Courtesy of the Family of Elijah McClain

Elijah McClain, age 23, died after he was apprehended by Aurora police in August of 2019.

In the wake of Black Lives Matter and global George Floyd protests, we are seeing renewed calls for justice and demands for accountability and penalty. In August 2019, Black youth Elijah McClain was groundlessly, gruesomely murdered in Aurora, Colorado.  His harrowing, chilling fate echoes many cases that have recently surfaced.  He was an innocent, unarmed Black man, walking home alone at night, unlawfully murdered by the very people who have sworn to protect us. For the Aurora police officer on duty, the color of his skin was sufficiently incriminating evidence.
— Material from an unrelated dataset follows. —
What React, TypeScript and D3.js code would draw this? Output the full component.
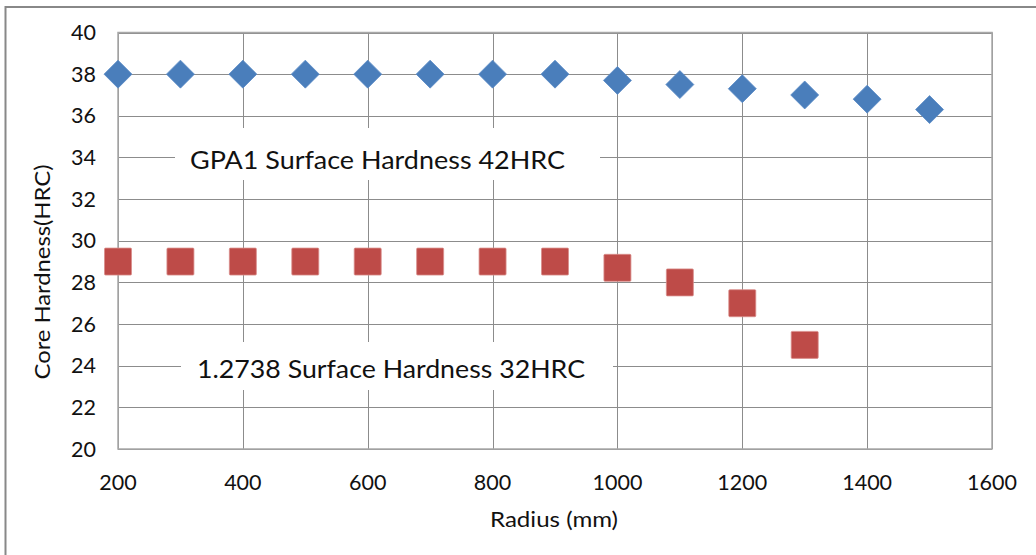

In combination with what the world now knows about McClain’s angelic spirit and consistent pattern of police brutality, it was hard to believe Elijah “resisted arrest.”  The officers tackled the scared youth, placed him in a stranglehold, and authorized first responders to inject him with Ketamine, a potent anesthetic that immobilizes individuals.  The three officers implicated in the murder were wearing body cameras; however, all three were “dislodged,” only leaving audio recordings to document the confrontation.  McClain’s attorney claims that the officers deliberately tampered with their cameras, citing a time in the video in which one officer directs his peer, “Move your camera, dude.”  

In response to political pressure spurred by the Black Lives Matter movement, and the disconcerting facts of the case, Colorado governor Jared Polis has revisited this case. He recently issued an executive order calling for Colorado’s attorney general to “investigate and, if the facts support prosecution, criminally prosecute any individuals whose actions caused the death of Elijah McClain.”

The public demands justice for Elijah McClain.

The Aurora Police Department’s depraved conduct communicates that they do not value black lives. The faces and identities of Black Americans blur together; they are all “criminals,” guilty of being black. This mindset is absolutely asinine, baseless, and disturbing.  We are unwilling and reluctant to believe that powerful figures who are appointed to protect us are not only failing to do so, but actively compromising our wellbeing. However, the disconcerting truth is that this is reality. But, it doesn’t have to be. Let’s continue to fight for racial equity and demand justice for the black lives that were taken unjustly.